Wednesday, September 26, 2012

"I'm in love! I'm in love! And I don't care who knows it!"

I went on a walk with Jesus this evening.  Which turned into a run with Jesus, because I wanted to catch a perfect view of the sunset.  Which turned into a dance with Jesus, because there was this field that just begged dancing in, and because He invited me.

If you don't believe the title of this post, ask all the people who, if they looked out the back windows of their houses, saw me spinning in circles in said field until I staggered and fell over like a crazy drunk person.

Sorry.  I'm getting sidetracked and starting to ramble.  But I've learned from observation that those are usually side effects of being in love. :-)

Anyway.  While I was in the field, He told me to look at the flowers.  So I bent over and examined a simple yellow flower, which some would call a weed, that grew all over the field.  As I studied it, I began to see the intricate details that I wouldn't ordinarily notice.  I marveled at it and thought, He, the God of the universe, made every detail of this!

Then He told me to look up at the clouds.  The whole sky was filled with them.  Gray, white, pink; puffy, flat, hazy--every shape, size and color strewn across the sky like so many strokes of a giant paintbrush.  And I thought, He made all of those, too!

He pulled my attention back to the ground.  This time, I gazed at a stalk covered in blue flowers and noticed a group of the tiniest ants traversing the stem of the plant.  And He struck me with the contrast of His creation.  From the ground, I picked the smallest blade of grass I could find.  Then I closed one eye and held the blade of grass between my open eye and a massive collection of clouds.

They were the same size.

I twirled the grass between my fingers as I pondered that reality.  As I did, it broke in two.  I stared at the two pieces, and a strange thought struck me: He knows.  He knows that blade of grass just broke in my hand.  He made those majestic clouds, and yet He knows that the tiniest piece of grass has broken in two.

I took a picture of the grass and the clouds, because I wanted to remember what He was showing me.

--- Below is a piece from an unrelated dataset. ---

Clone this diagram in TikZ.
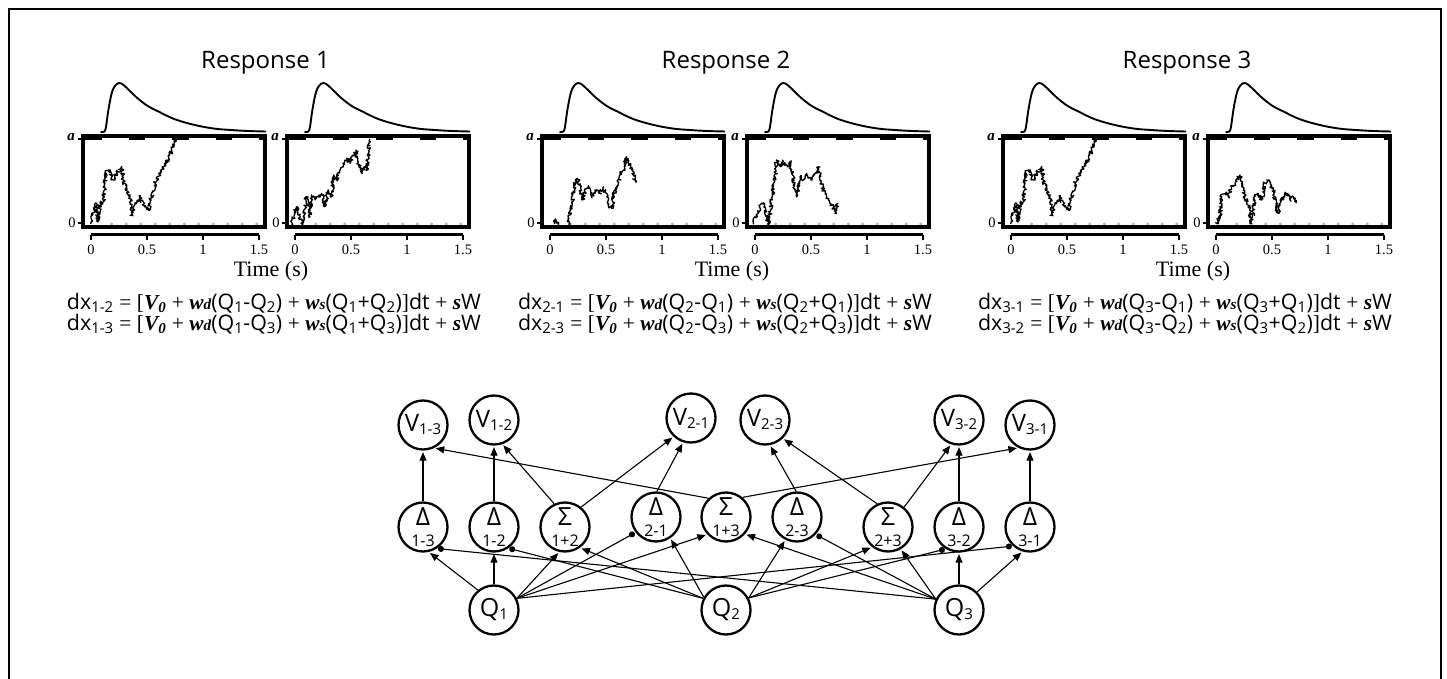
\documentclass[tikz,border=0pt]{standalone}
\usepackage{fontspec}
\usepackage{graphicx}
\setmainfont{Liberation Serif}
\setsansfont{Open Sans}
\usetikzlibrary{arrows.meta,decorations.pathmorphing}

\newcommand\lsub[1]{\textsubscript{#1}}
\newcommand\bi[1]{{\rmfamily\bfseries\itshape #1}}
\newcommand\rs[1]{{\rmfamily #1}}
\newcommand\eqn[2]{\resizebox{414pt}{!}{\sffamily\fontsize{21}{21}\selectfont dx\lsub{#1-#2} \rs{=} \rs{[}\bi{V\lsub{0}} \rs{+} \bi{w{\fontsize{15}{15}\selectfont d}}(Q\lsub{#1}-Q\lsub{#2}) \rs{+} \bi{w{\fontsize{15}{15}\selectfont s}}(Q\lsub{#1}+Q\lsub{#2})\rs{]}dt \rs{+} \bi{s}W}}
\newcommand\vlab[1]{{\fontsize{24}{24}\selectfont V}\raisebox{-3pt}{\fontsize{15}{15}\selectfont #1}}
\newcommand\qlab[1]{{\fontsize{25}{25}\selectfont Q}\raisebox{-2.5pt}{\fontsize{15}{15}\selectfont #1}}
\newcommand\dlab[2]{\vbox{\offinterlineskip\halign{\hfil##\hfil\cr{\fontsize{25}{25}\selectfont #1}\cr\noalign{\kern 10pt}{\fontsize{16}{16}\selectfont #2}\cr}}}

\tikzset{
 box/.style={line width=3.2pt},
 bnd/.style={line width=2.7pt, dash pattern=on 16.7pt off 26.8pt},
 drift/.style={line width=1.9pt, line join=round},
 trace/.style={line width=1.3pt, line join=round, decorate, decoration={random steps,segment length=0.9pt,amplitude=1.9pt}},
 ax/.style={line width=2.4pt},
 tick/.style={font=\rmfamily\fontsize{14.5}{14.5}\selectfont, inner sep=0pt},
 nd/.style={circle, draw, line width=2.3pt, minimum size=49pt, inner sep=0pt, font=\sffamily},
 exc/.style={line width=1.1pt, -{Triangle[length=8.5pt,width=7pt]}, shorten >=1.5pt},
 inh/.style={line width=1.1pt, -{Circle[length=6pt]}, shorten >=1pt},
 eq/.style={inner sep=0pt, anchor=base},
 resp/.style={font=\sffamily\fontsize{24}{24}\selectfont, inner sep=0pt},
 tlab/.style={font=\rmfamily\fontsize{22}{22}\selectfont, inner sep=0pt},
}

% #1 x0, #2 name prefix, #3 trace drawing code
\newcommand\panel[3]{%
\begin{scope}[shift={(#1,135)}]
\draw[drift] plot[smooth,tension=0.6] coordinates {(17.5,-3) (21.4,-3.5) (23.1,-8.9) (25.4,-25.1) (28.7,-41.7) (32,-49.1) (36.3,-52) (41.6,-49.1) (52.8,-38.3) (64,-29.5) (75.2,-23.6) (92,-15.7) (112.2,-9.9) (131.2,-6.4) (148,-5) (164.8,-4) (183,-3.5)};
\foreach \k in {0,...,10} \fill[black!30] ({28.7+14.5*\k},89) circle[radius=1.7pt];
\draw[bnd] (2,4) -- (181,4);
#3
\draw[box] (0,1) rectangle (182,92);
\draw[line width=1.4pt] (-5,4) -- (0,4) (-5,88) -- (0,88);
\node[tick, font=\rmfamily\bfseries\itshape\fontsize{15}{15}\selectfont] (#2a) at (-12,2.5) {a};
\node[tick] (#2z) at (-11,87.5) {0};
\draw[ax] (8,99.5) -- (176,99.5);
\foreach \tx in {8,64,120,176} \draw[line width=1.6pt] (\tx,99.5) -- (\tx,104.5);
\node[tick] (#2t0) at (8,115) {0};
\node[tick] (#2t1) at (64,115) {0.5};
\node[tick] (#2t2) at (120,115) {1};
\node[tick] (#2t3) at (176,115) {1.5};
\end{scope}}

\begin{document}
\begin{tikzpicture}[x=1pt,y=-1pt]
\useasboundingbox (0,0) rectangle (1447,679);
\draw[line width=1.5pt] (9,679) -- (9,9) -- (1441,9) -- (1441,679);

% titles
\node[resp] (r1) at (265.5,63) {Response 1};
\node[resp] (r2) at (726,63) {Response 2};
\node[resp] (r3) at (1187,63) {Response 3};

% panels
\panel{83}{pa}{\pgfmathsetseed{11}\draw[trace] plot coordinates {(7.7,89) (10.3,78) (13,68) (14.7,87) (17,68) (20.3,67) (22.7,38) (25.3,35) (30.3,45) (33.7,38) (38.7,32) (40.3,45) (43.7,55) (47,62) (48.7,80) (52,68) (57,62) (62,72) (65.3,75) (67,68) (72,48) (77,38) (83.7,28) (88.7,15) (92,4)};}
\panel{287}{pb}{\pgfmathsetseed{23}\draw[trace] plot coordinates {(4.7,89) (8,75) (9.7,71.7) (13,81.7) (14.7,89) (16.3,86.7) (19,61.7) (21.3,65) (23,81.7) (24.7,61.7) (29.7,63.3) (34.7,58.3) (38,71.7) (41.3,55) (44.7,61.7) (46.3,41.7) (49.7,45) (53,35) (56.3,31.7) (59.7,23.3) (63,28.3) (66.3,20) (69,15) (71.3,26.7) (74.7,38.3) (78,31.7) (80.3,35) (82.3,5) (83,4)};}
\panel{542}{pc}{\pgfmathsetseed{37}\draw[trace] plot coordinates {(12.5,89) (13.5,84) (15,88) (16.5,90)};
\draw[trace] plot coordinates {(26.3,89) (29.7,68.3) (33,48.3) (35.3,43.3) (38,50) (40.7,65) (43,55) (46.3,51.7) (49.7,61.7) (53,55) (58,58.3) (61.3,51.7) (64.7,61.7) (68,71.7) (69.7,73.3) (73,55) (76.3,50) (78,38.3) (81.3,35) (84.7,21.7) (88,30) (90.7,35) (93,46.7)};}
\panel{747}{pd}{\pgfmathsetseed{41}\draw[trace] plot coordinates {(7,89) (8,81.7) (11.3,78.3) (14.7,68.3) (18,71.7) (19.7,81.7) (21.3,90) (24.7,65) (28,41.7) (29.7,25) (33,31.7) (36.3,26.7) (41.3,31.7) (43,26.7) (46.3,45) (49.7,61.7) (53,41.7) (56.3,45) (59.7,38.3) (64.7,45) (68,38.3) (71.3,31.7) (73,41.7) (76.3,55) (79.7,61.7) (83,68.3) (86.3,71.7) (88,78.3) (89.7,71.7) (91.3,68.3)};}
\panel{1003}{pe}{\pgfmathsetseed{11}\draw[trace] plot coordinates {(7.7,89) (10.3,78) (13,68) (14.7,87) (17,68) (20.3,67) (22.7,38) (25.3,35) (30.3,45) (33.7,38) (38.7,32) (40.3,45) (43.7,55) (47,62) (48.7,80) (52,68) (57,62) (62,72) (65.3,75) (67,68) (72,48) (77,38) (83.7,28) (88.7,15) (92,4)};}
\panel{1208}{pf}{\pgfmathsetseed{53}\draw[trace] plot coordinates {(8.7,89) (10.3,83.3) (12,81.7) (13.7,61.7) (17,58.3) (20.3,61.7) (23.7,51.7) (27,48.3) (30.3,41.7) (32,40) (34.7,51.7) (37,61.7) (40.3,71.7) (43.7,88.3) (45.3,75) (47,61.7) (50.3,58.3) (53.7,65) (57,48.3) (58.7,45) (62,48.3) (65.3,55) (68.7,75) (70.3,78.3) (72,68.3) (75.3,61.7) (78.7,58.3) (82,65) (85.3,61.7) (88,68.3)};}

\node[tlab] (t1) at (271,271) {Time (s)};
\node[tlab] (t2) at (732,271) {Time (s)};
\node[tlab] (t3) at (1193,271) {Time (s)};

% equations
\node[eq] (e12) at (274,309) {\eqn{1}{2}};
\node[eq] (e13) at (274,330) {\eqn{1}{3}};
\node[eq] (e21) at (725,309) {\eqn{2}{1}};
\node[eq] (e23) at (725,330) {\eqn{2}{3}};
\node[eq] (e31) at (1185,309) {\eqn{3}{1}};
\node[eq] (e32) at (1185,330) {\eqn{3}{2}};

% network nodes
\node[nd] (v13) at (423,425) {\vlab{1-3}};
\node[nd] (v12) at (494,420) {\vlab{1-2}};
\node[nd] (v21) at (691,418) {\vlab{2-1}};
\node[nd] (v23) at (765,420) {\vlab{2-3}};
\node[nd] (v32) at (959,420) {\vlab{3-2}};
\node[nd] (v31) at (1030,425) {\vlab{3-1}};
\node[nd] (d13) at (423,527) {\dlab{Δ}{1-3}};
\node[nd] (d12) at (494,527) {\dlab{Δ}{1-2}};
\node[nd] (s12) at (565,527) {\dlab{Σ}{1+2}};
\node[nd] (d21) at (656,517) {\dlab{Δ}{2-1}};
\node[nd] (s13) at (726,517) {\dlab{Σ}{1+3}};
\node[nd] (d23) at (797,517) {\dlab{Δ}{2-3}};
\node[nd] (s23) at (888,527) {\dlab{Σ}{2+3}};
\node[nd] (d32) at (959,527) {\dlab{Δ}{3-2}};
\node[nd] (d31) at (1030,527) {\dlab{Δ}{3-1}};
\node[nd] (q1) at (494,610) {\qlab{1}};
\node[nd] (q2) at (726,610) {\qlab{2}};
\node[nd] (q3) at (959,610) {\qlab{3}};

% upper edges
\draw[exc] (d13.90) -- (v13.-90);
\draw[exc] (d12.90) -- (v12.-90);
\draw[exc] (s12.115) -- (v12.-71);
\draw[exc] (s12.51) -- (v21.-133);
\draw[exc] (d21.88) -- (v21.-108);
\draw[exc] (s13.133) -- (v13.-64);
\draw[exc] (s13.50) -- (v31.-117);
\draw[exc] (d23.92) -- (v23.-79);
\draw[exc] (s23.115) -- (v23.-46);
\draw[exc] (s23.51) -- (v32.-108);
\draw[exc] (d32.90) -- (v32.-90);
\draw[exc] (d31.90) -- (v31.-90);

% lower edges from Q1
\draw[exc] (q1.129) -- (d13.-77);
\draw[exc] (q1.90) -- (d12.-90);
\draw[exc] (q1.27) -- (s12.-103);
\draw[inh] (q1.27) -- (d21.-143);
\draw[exc] (q1.27) -- (s13.-137);
\draw[inh] (q1.27) -- (d31.-132);
% from Q2
\draw[inh] (q2.153) -- (d12.-56);
\draw[exc] (q2.153) -- (s12.-54);
\draw[exc] (q2.150) -- (d21.-56);
\draw[exc] (q2.28) -- (d23.-117);
\draw[exc] (q2.28) -- (s23.-128);
\draw[inh] (q2.28) -- (d32.-121);
% from Q3
\draw[inh] (q3.155) -- (d13.-57);
\draw[exc] (q3.155) -- (s13.-42);
\draw[inh] (q3.155) -- (d23.-43);
\draw[exc] (q3.155) -- (s23.-60);
\draw[exc] (q3.90) -- (d32.-90);
\draw[exc] (q3.45) -- (d31.-107);
\end{tikzpicture}
\end{document}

See, I think God sees this world much the same way that I saw it when I held the grass in front of my face and looked at it and the clouds:  It's all the same size.  I don't think He looks at the clouds as big and important, while seeing the grass as small and insignificant.  I think He spent just as much time making the grass as He did making the clouds, and I think He takes equal joy in both.  I think He pays just as much attention to those ants as He does to the elephants.  I think He looks down at His creation and every piece bears equal weight in His eyes, because when He made it all at the beginning of time, He said the same thing about every bit of it: He called it good (Genesis 1).

So where does that put us, as people?

At the Little Light House, the wonderful place where I work, we've been teaching the kids about the Sermon on the Mount.  As Jesus speaks to the people, He begins to talk to them about the birds and the flowers and points out how God takes care of them.  Then He says, "Are you not much more valuable than they?" (Matthew 6:26)

He created the grass of the field and the clouds of the sky and called them both equally beautiful in their own ways.  And then He looked at us--broken, fallen, sinful--and said, "You are much more valuable than all the rest."

And to prove it, He came down here, died on a tree, and came back to life again so that He could spend forever with us.